Affiora un ricordo lontano.
Avevo cinque anni quando il 15 febbraio 1961 ho assistito a un’eclissi solare totale, l’unica visibile alla nostra latitudine nel XX secolo. È stata un’esperienza formidabile che ha segnato il mio modo di percepire. Assistendo alla polarizzazione della luce della corona solare e a un sovrannaturale spegnersi dei colori mai visto prima, qualcosa in me è cambiato. L’eclissi mi ha iniziato al mistero della luce oscurata che porta a incandescenza le spaccature delle nubi, che rimbalza sulla superfice del mare in tempesta, che poco prima dell’alba scavalca la notte rifratta dall’atmosfera, la stessa luce che si mescola all’ombra nelle incisioni di Dürer e in questi stessi appunti che sto prendendo su fogli volanti in un angolo della sesta e ultima sala della mostra a Palazzo Reale. Anche la scrittura è infatti una forma della luce oscurata, del suo conflitto mai risolto con l’ombra che lascia una traccia: incisione, solco, scavo dal quale emerge lo scuro, il nero del segno tracciato dallo strumento. Sulle tavole xilografiche e sulle lastre incise da Dürer ad acquaforte e a puntasecca il nero dell’inchiostro tipografico invade i solchi allo stesso modo, prima di essere trasferito a stampa su foglio. Nel breve saggio Estetica dei visionari (Milano, 2006) Henri Focillon sostiene che le arti grafiche del bianco e nero, esaltando il contrasto di luce e ombra, stimolano fenomeni di risonanza psichica caratterizzati da “evocazione e incastro di immagini” (p.17)

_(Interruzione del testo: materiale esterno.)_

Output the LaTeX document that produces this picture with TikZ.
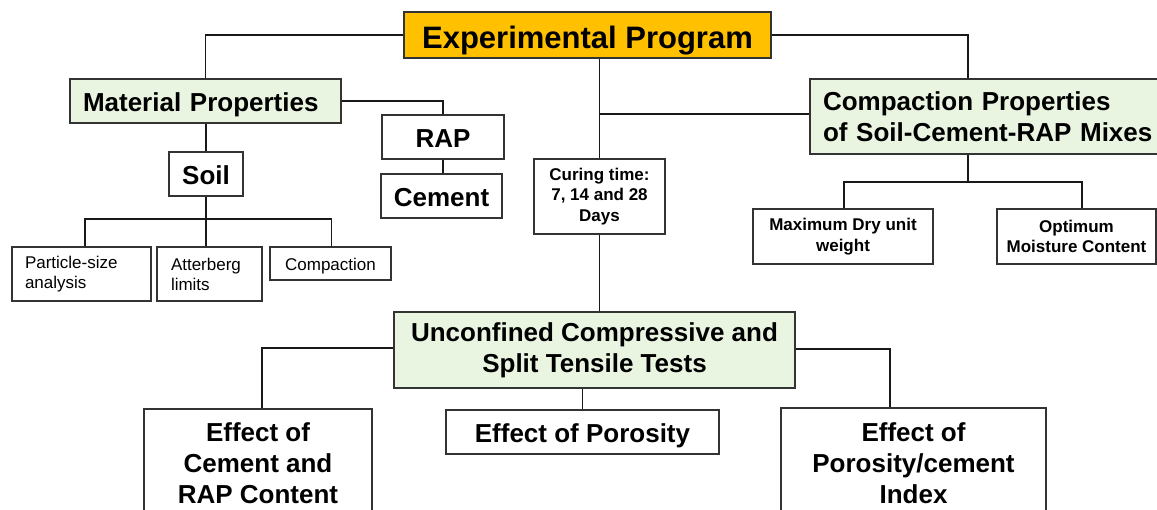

Nel saggio citato in precedenza (Albrecht Dürer, Milano, 2004), Focillon osserva che nell’opera grafica dell’artista le forme “si incastrano le une nelle altre, si sovrappongono, non si susseguono in profondità” (p.30) giustapponendo il vicino al lontano (p.41). Non per conseguenza dunque ma per giustapposizione e incastro come nel mio modo di collegare immagini, parole e concetti aggirandomi tra le sale di Palazzo Reale.

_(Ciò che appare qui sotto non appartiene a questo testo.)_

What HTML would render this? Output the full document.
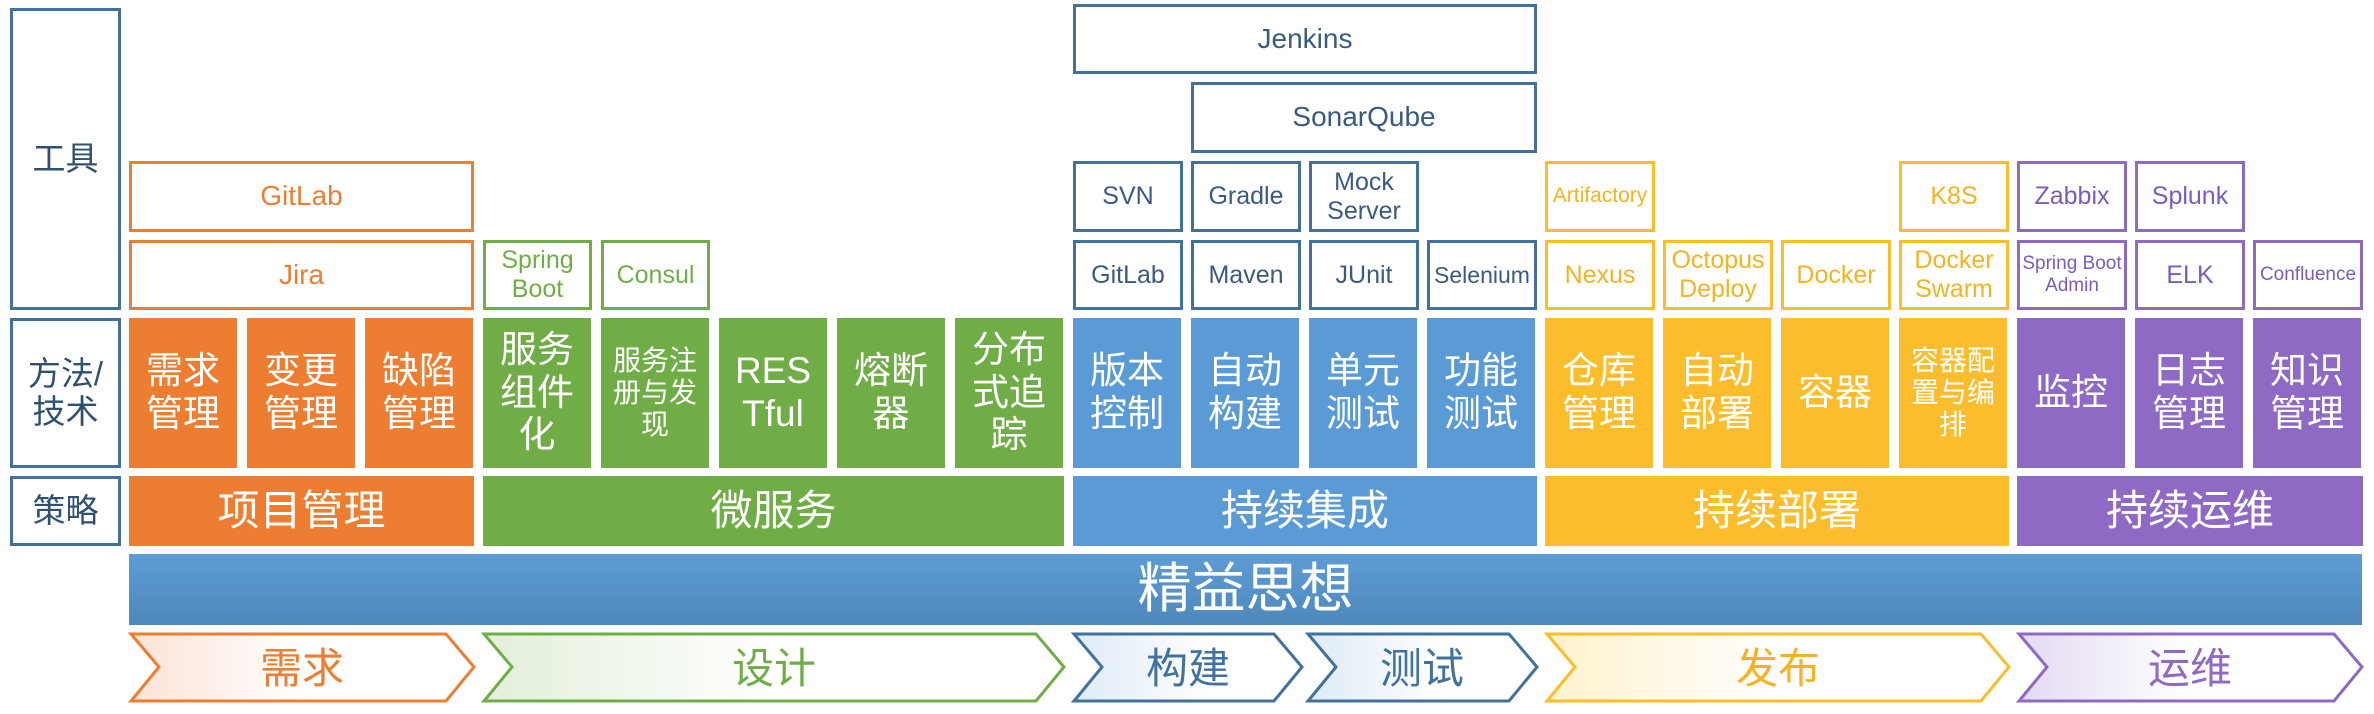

Dobbiamo credere che Dürer sia uno dei fautori del Rinascimento alternativo o piuttosto che sia da annoverare tra gli artisti che “siano l’opposto del genio figurativo di mediterraneo e dell’umanesimo” come scrive Focillon in Estetica deo visionari (p.13) riferendosi a una vasta gamma di artisti che lavorano con le arti del bianco e del nero? Di certo è un artista complesso e sfaccettato, dall’opera grafica del quale possiamo imparare molto sul rapporto tra immagine e scrittura avvolto nel mistero della luce oscurata, quella che riluce nel bianco degli occhi della sua Melencolia, in contrasto con l’ombra che le offusca il volto, forse la stessa luce oscurata che muove in modo sghembo i miei pensieri intorno a queste opere scatenando l’immaginazione, che negli artisti “è più forte della mente o della ragione”.

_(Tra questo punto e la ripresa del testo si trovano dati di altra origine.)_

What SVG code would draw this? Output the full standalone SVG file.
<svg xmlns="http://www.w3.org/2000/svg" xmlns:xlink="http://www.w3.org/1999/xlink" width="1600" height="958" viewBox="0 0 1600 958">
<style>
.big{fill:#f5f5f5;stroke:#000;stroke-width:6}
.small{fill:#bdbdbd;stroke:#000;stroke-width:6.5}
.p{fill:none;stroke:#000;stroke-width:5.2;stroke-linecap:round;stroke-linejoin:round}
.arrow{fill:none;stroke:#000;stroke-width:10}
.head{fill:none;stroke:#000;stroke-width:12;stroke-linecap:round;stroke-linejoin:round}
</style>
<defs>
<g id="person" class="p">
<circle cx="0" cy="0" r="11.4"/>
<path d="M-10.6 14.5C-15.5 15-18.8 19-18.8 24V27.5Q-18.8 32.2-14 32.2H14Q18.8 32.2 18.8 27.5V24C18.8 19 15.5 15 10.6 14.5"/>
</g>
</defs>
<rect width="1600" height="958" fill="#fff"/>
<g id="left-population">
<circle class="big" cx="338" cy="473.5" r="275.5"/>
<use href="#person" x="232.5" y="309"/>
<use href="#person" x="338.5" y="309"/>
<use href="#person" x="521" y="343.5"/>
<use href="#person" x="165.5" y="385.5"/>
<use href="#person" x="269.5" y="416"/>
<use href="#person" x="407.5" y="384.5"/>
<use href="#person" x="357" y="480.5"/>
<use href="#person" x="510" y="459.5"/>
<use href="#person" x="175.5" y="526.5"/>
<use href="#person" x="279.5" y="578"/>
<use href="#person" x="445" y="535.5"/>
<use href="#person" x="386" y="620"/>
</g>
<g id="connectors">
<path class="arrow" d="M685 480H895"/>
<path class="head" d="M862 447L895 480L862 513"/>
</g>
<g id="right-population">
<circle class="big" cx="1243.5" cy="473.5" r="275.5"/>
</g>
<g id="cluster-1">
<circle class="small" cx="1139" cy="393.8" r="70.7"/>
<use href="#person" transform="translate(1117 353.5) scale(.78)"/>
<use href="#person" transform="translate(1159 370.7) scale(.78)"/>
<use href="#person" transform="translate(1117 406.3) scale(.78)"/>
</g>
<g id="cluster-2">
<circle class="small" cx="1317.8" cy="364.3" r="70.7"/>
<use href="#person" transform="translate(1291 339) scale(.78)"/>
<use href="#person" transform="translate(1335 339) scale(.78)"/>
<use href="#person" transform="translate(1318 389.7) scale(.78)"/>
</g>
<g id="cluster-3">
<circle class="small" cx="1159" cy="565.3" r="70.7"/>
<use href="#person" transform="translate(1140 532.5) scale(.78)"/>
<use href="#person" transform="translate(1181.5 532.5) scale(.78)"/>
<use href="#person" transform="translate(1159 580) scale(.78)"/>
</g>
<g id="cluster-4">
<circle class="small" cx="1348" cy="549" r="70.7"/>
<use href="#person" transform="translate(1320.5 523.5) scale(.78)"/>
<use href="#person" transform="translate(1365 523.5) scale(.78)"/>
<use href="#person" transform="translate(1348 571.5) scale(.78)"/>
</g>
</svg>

Dall’opera pittorica che affianca quella grafica possiamo apprendere molto altro ancora, ma per me è troppo e abbandono la mostra con il ricordo di un piccolo olio su tavola dipinto nel 1494 che rappresenta San Girolamo penitente (National Gallery, Londra), a mio parere l’opera pittorica più bella – forse dovrei dire più graziosa – in mostra a Palazzo Reale.